Copy out the listing that follows, exact in every word, and skip the images.

Charts and diagrams as code
------------------------------------------------

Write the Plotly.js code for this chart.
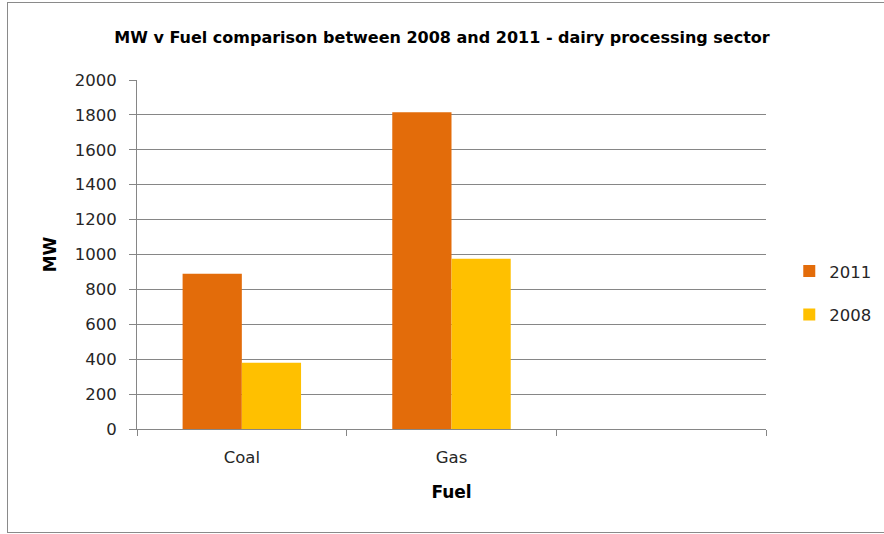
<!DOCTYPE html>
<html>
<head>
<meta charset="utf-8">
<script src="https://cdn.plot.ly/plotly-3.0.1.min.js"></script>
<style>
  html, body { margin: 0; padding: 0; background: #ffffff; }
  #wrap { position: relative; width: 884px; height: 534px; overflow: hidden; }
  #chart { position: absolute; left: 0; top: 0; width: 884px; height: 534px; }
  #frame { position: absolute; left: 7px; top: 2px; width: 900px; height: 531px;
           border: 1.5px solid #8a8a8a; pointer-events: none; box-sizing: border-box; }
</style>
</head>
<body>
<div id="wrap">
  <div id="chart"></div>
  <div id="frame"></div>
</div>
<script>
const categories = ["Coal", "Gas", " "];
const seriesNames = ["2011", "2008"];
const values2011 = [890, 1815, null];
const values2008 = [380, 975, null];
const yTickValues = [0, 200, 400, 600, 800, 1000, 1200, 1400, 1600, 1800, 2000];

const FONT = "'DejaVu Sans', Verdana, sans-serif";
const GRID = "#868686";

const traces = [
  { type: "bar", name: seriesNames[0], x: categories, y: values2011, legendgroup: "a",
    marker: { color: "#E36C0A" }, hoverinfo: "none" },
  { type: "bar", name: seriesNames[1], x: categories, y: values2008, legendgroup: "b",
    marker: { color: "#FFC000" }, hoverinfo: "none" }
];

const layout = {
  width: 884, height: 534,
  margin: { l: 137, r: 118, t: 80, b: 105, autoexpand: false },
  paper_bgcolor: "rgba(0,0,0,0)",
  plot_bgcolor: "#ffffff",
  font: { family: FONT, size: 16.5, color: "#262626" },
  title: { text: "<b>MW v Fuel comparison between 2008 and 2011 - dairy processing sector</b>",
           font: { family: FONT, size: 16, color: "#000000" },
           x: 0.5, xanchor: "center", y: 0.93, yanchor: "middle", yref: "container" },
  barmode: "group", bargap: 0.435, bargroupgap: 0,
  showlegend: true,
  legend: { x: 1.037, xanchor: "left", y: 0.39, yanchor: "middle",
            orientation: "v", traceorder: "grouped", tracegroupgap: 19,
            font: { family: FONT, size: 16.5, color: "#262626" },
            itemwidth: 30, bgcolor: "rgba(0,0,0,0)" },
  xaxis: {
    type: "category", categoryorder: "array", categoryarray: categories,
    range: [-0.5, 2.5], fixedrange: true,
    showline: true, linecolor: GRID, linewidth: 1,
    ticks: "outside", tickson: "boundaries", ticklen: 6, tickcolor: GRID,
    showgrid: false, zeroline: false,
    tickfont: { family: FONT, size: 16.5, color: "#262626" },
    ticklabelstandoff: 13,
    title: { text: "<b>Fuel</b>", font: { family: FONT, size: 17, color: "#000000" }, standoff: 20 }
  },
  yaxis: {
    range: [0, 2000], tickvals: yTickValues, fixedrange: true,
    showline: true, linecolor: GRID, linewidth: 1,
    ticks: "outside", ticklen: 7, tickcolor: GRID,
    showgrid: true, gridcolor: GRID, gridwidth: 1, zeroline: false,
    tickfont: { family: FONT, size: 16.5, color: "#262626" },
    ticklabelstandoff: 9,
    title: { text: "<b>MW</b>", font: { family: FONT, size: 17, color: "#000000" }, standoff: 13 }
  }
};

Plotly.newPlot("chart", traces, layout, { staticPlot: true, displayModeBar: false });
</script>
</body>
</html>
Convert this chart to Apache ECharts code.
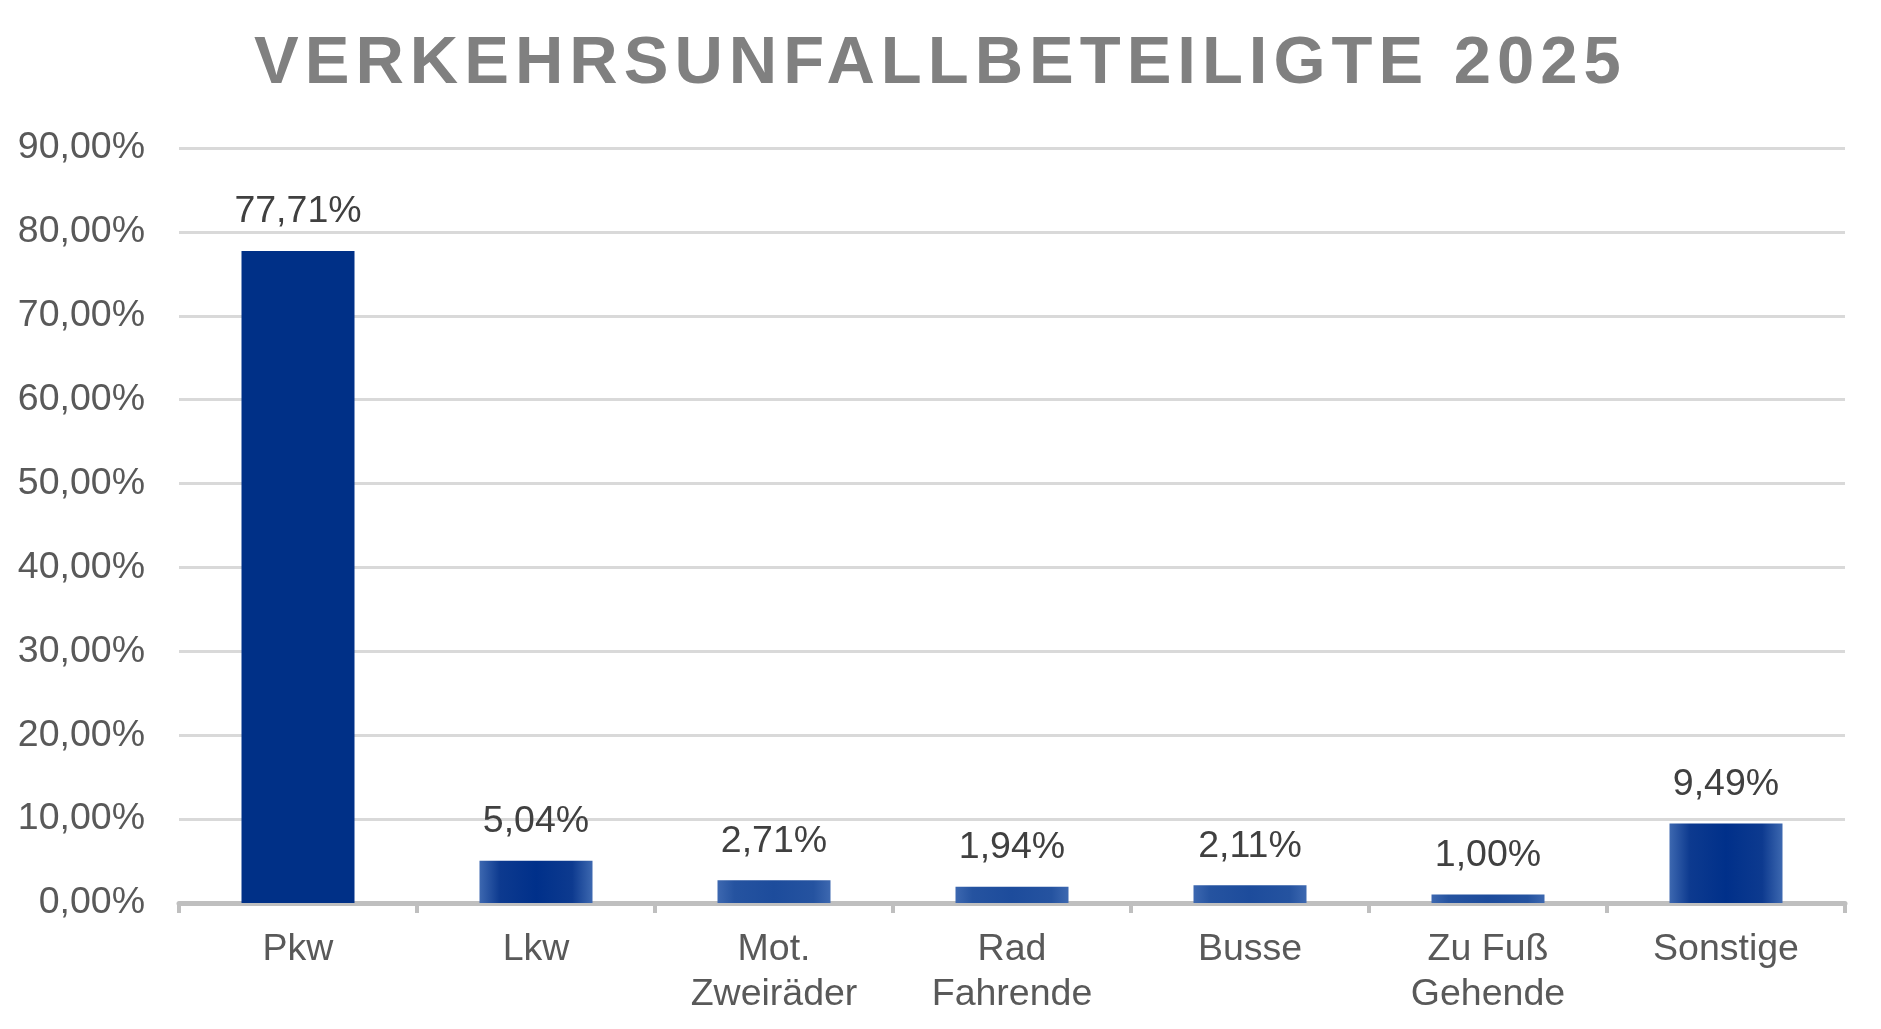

------------------------------------------------

Answer to the problem -
Write the Plotly.js code for this chart.
<!DOCTYPE html>
<html>
<head>
<meta charset="utf-8">
<script src="https://cdn.plot.ly/plotly-3.0.1.min.js"></script>
<style>
  html, body { margin: 0; padding: 0; background: #ffffff; }
  #wrap { position: relative; width: 884px; height: 534px; overflow: hidden; }
  #chart { position: absolute; left: 0; top: 0; width: 884px; height: 534px; }
  #frame { position: absolute; left: 7px; top: 2px; width: 900px; height: 531px;
           border: 1.5px solid #8a8a8a; pointer-events: none; box-sizing: border-box; }
</style>
</head>
<body>
<div id="wrap">
  <div id="chart"></div>
  <div id="frame"></div>
</div>
<script>
const categories = ["Coal", "Gas", " "];
const seriesNames = ["2011", "2008"];
const values2011 = [890, 1815, null];
const values2008 = [380, 975, null];
const yTickValues = [0, 200, 400, 600, 800, 1000, 1200, 1400, 1600, 1800, 2000];

const FONT = "'DejaVu Sans', Verdana, sans-serif";
const GRID = "#868686";

const traces = [
  { type: "bar", name: seriesNames[0], x: categories, y: values2011, legendgroup: "a",
    marker: { color: "#E36C0A" }, hoverinfo: "none" },
  { type: "bar", name: seriesNames[1], x: categories, y: values2008, legendgroup: "b",
    marker: { color: "#FFC000" }, hoverinfo: "none" }
];

const layout = {
  width: 884, height: 534,
  margin: { l: 137, r: 118, t: 80, b: 105, autoexpand: false },
  paper_bgcolor: "rgba(0,0,0,0)",
  plot_bgcolor: "#ffffff",
  font: { family: FONT, size: 16.5, color: "#262626" },
  title: { text: "<b>MW v Fuel comparison between 2008 and 2011 - dairy processing sector</b>",
           font: { family: FONT, size: 16, color: "#000000" },
           x: 0.5, xanchor: "center", y: 0.93, yanchor: "middle", yref: "container" },
  barmode: "group", bargap: 0.435, bargroupgap: 0,
  showlegend: true,
  legend: { x: 1.037, xanchor: "left", y: 0.39, yanchor: "middle",
            orientation: "v", traceorder: "grouped", tracegroupgap: 19,
            font: { family: FONT, size: 16.5, color: "#262626" },
            itemwidth: 30, bgcolor: "rgba(0,0,0,0)" },
  xaxis: {
    type: "category", categoryorder: "array", categoryarray: categories,
    range: [-0.5, 2.5], fixedrange: true,
    showline: true, linecolor: GRID, linewidth: 1,
    ticks: "outside", tickson: "boundaries", ticklen: 6, tickcolor: GRID,
    showgrid: false, zeroline: false,
    tickfont: { family: FONT, size: 16.5, color: "#262626" },
    ticklabelstandoff: 13,
    title: { text: "<b>Fuel</b>", font: { family: FONT, size: 17, color: "#000000" }, standoff: 20 }
  },
  yaxis: {
    range: [0, 2000], tickvals: yTickValues, fixedrange: true,
    showline: true, linecolor: GRID, linewidth: 1,
    ticks: "outside", ticklen: 7, tickcolor: GRID,
    showgrid: true, gridcolor: GRID, gridwidth: 1, zeroline: false,
    tickfont: { family: FONT, size: 16.5, color: "#262626" },
    ticklabelstandoff: 9,
    title: { text: "<b>MW</b>", font: { family: FONT, size: 17, color: "#000000" }, standoff: 13 }
  }
};

Plotly.newPlot("chart", traces, layout, { staticPlot: true, displayModeBar: false });
</script>
</body>
</html>
Convert this chart to Apache ECharts code.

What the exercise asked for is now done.